Revivio, Inc. was an American continuous data protection (CDP) company headquartered in Lexington, Massachusetts, founded in 2001 by Michael Rowan and Kevin Rodgers. The company developed storage software that continuously captured changes to data, allowing administrators to restore systems to any point in time rather than only to scheduled backup snapshots. Symantec acquired Revivio on 7 December 2006 for US$20 million, a figure that represented a significant loss relative to the approximately $55 million that had been invested in the company.

== History ==
Revivio was founded in 2001 to develop continuous data protection technology, which differed from traditional backup software by recording every write operation to storage rather than taking periodic snapshots.
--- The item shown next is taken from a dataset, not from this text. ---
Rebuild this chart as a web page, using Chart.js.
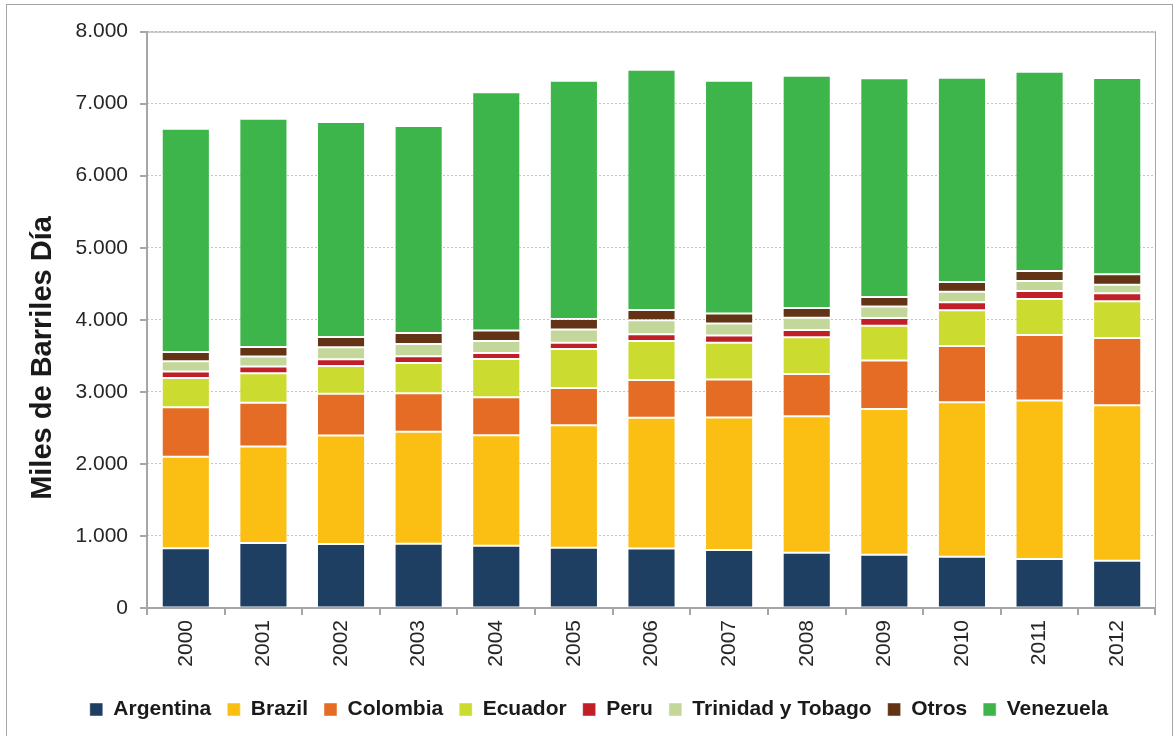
<!DOCTYPE html>
<html><head><meta charset="utf-8">
<script src="https://cdn.jsdelivr.net/npm/chart.js@4.4.1/dist/chart.umd.min.js"></script>
<style>
html,body{margin:0;padding:0;background:#fff;}
#wrap{position:relative;width:1175px;height:736px;overflow:hidden;}
#frame{position:absolute;left:6px;top:4px;width:1167px;height:760px;border:1.5px solid #a6a6a6;box-sizing:border-box;}
canvas{position:absolute;left:0;top:0;}
</style></head><body>
<div id="wrap"><div id="frame"></div><canvas id="c" width="1175" height="736"></canvas></div>
<script>
const years = ['2000','2001','2002','2003','2004','2005','2006','2007','2008','2009','2010','2011','2012'];
const argentina = [828, 901, 887, 892, 864, 836, 827, 804, 767, 739, 711, 679, 656];
const brazil    = [1270, 1341, 1507, 1553, 1535, 1701, 1812, 1840, 1895, 2024, 2145, 2200, 2159];
const colombia  = [689, 605, 578, 536, 526, 518, 527, 527, 587, 671, 781, 911, 933];
const ecuador   = [406, 411, 388, 421, 532, 540, 540, 512, 508, 485, 495, 499, 509];
const peru      = [88, 93, 92, 92, 83, 88, 93, 98, 102, 106, 111, 111, 110];
const trinidad  = [144, 138, 167, 171, 166, 181, 194, 166, 171, 158, 148, 138, 121];
const otros     = [129, 134, 143, 153, 144, 148, 143, 139, 134, 133, 133, 139, 143];
const venezuela = [3099, 3169, 2984, 2873, 3307, 3307, 3336, 3233, 3224, 3035, 2836, 2767, 2725];
const yTicks = [0, 1000, 2000, 3000, 4000, 5000, 6000, 7000, 8000];
const yTitle = 'Miles de Barriles Día';

const series = [
  ['Argentina', argentina, '#1e3f62'],
  ['Brazil', brazil, '#fbbf13'],
  ['Colombia', colombia, '#e56c25'],
  ['Ecuador', ecuador, '#cbdb2f'],
  ['Peru', peru, '#c01f28'],
  ['Trinidad y Tobago', trinidad, '#c4d79b'],
  ['Otros', otros, '#623314'],
  ['Venezuela', venezuela, '#3db54a']
];

function fmt(v){ return String(v).replace(/\B(?=(\d{3})+(?!\d))/g, '.'); }

const framePlugin = {
  id: 'framePlugin',
  afterDatasetsDraw(chart){
    const {ctx, chartArea:a, scales} = chart;
    ctx.save();
    ctx.strokeStyle = '#a6a6a6';
    ctx.lineWidth = 1;
    ctx.beginPath();
    ctx.moveTo(a.left, a.top + 0.5); ctx.lineTo(a.right, a.top + 0.5);
    ctx.moveTo(a.right - 0.5, a.top); ctx.lineTo(a.right - 0.5, a.bottom);
    ctx.stroke();
    ctx.lineWidth = 2;
    ctx.beginPath();
    ctx.moveTo(a.left, a.top); ctx.lineTo(a.left, a.bottom + 7);
    ctx.moveTo(a.left - 7, a.bottom); ctx.lineTo(a.right, a.bottom);
    yTicks.forEach(v => {
      const y = Math.round(scales.y.getPixelForValue(v));
      ctx.moveTo(a.left - 7, y); ctx.lineTo(a.left, y);
    });
    const n = years.length;
    for (let i = 1; i <= n; i++) {
      const x = i < n ? Math.round((scales.x.getPixelForValue(i - 1) + scales.x.getPixelForValue(i)) / 2) : a.right - 1;
      ctx.moveTo(x, a.bottom); ctx.lineTo(x, a.bottom + 7);
    }
    ctx.stroke();
    ctx.restore();
  },
  afterDraw(chart){
    const ctx = chart.ctx;
    ctx.save();
    ctx.translate(43, 358);
    ctx.rotate(-Math.PI / 2);
    ctx.font = 'bold 29px "Liberation Sans", Arial, sans-serif';
    ctx.fillStyle = '#1a1a1a';
    ctx.textAlign = 'center';
    ctx.textBaseline = 'middle';
    ctx.fillText(yTitle, 0, 0);
    ctx.restore();
  }
};

new Chart(document.getElementById('c'), {
  type: 'bar',
  data: {
    labels: years,
    datasets: series.map(([label, data, color]) => ({
      label, data,
      backgroundColor: color,
      borderColor: 'rgba(255,255,255,0.45)',
      borderWidth: 1,
      borderSkipped: false,
      categoryPercentage: 1,
      barPercentage: 0.62
    }))
  },
  options: {
    responsive: false,
    animation: false,
    devicePixelRatio: 1,
    layout: { padding: { left: 42, top: 31, right: 19, bottom: 6 } },
    plugins: {
      legend: {
        position: 'bottom',
        labels: {
          boxWidth: 13, boxHeight: 13, padding: 16,
          color: '#1a1a1a',
          font: { family: '"Liberation Sans", Arial, sans-serif', size: 21, weight: 'bold' }
        }
      },
      tooltip: { enabled: false }
    },
    scales: {
      x: {
        stacked: true,
        grid: { display: false, drawTicks: false },
        border: { display: false },
        ticks: {
          maxRotation: 90, minRotation: 90, padding: 12,
          color: '#262626',
          font: { family: '"Liberation Sans", Arial, sans-serif', size: 21 }
        },
        afterFit(s){ s.height = 75; }
      },
      y: {
        stacked: true,
        min: 0, max: 8000,
        grid: { color: '#c4c4c4', drawTicks: false, lineWidth: 1 },
        border: { display: false, dash: [2, 2] },
        ticks: {
          stepSize: 1000, padding: 19,
          color: '#262626',
          font: { family: '"Liberation Sans", Arial, sans-serif', size: 21 },
          callback: v => fmt(v)
        },
        afterFit(s){ s.width = 105; }
      }
    }
  },
  plugins: [framePlugin]
});
</script>
</body></html>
This approach enabled fine-grained recovery to any earlier point in time, reducing potential data loss in the event of corruption, accidental deletion or system failure.

Despite raising approximately $55 million in venture funding, the company struggled to achieve scale in a competitive enterprise storage market. Symantec announced its intention to acquire Revivio in November 2006 and completed the transaction on 7 December 2006 for $20 million in cash. Symantec incorporated Revivio's technology into its data protection portfolio.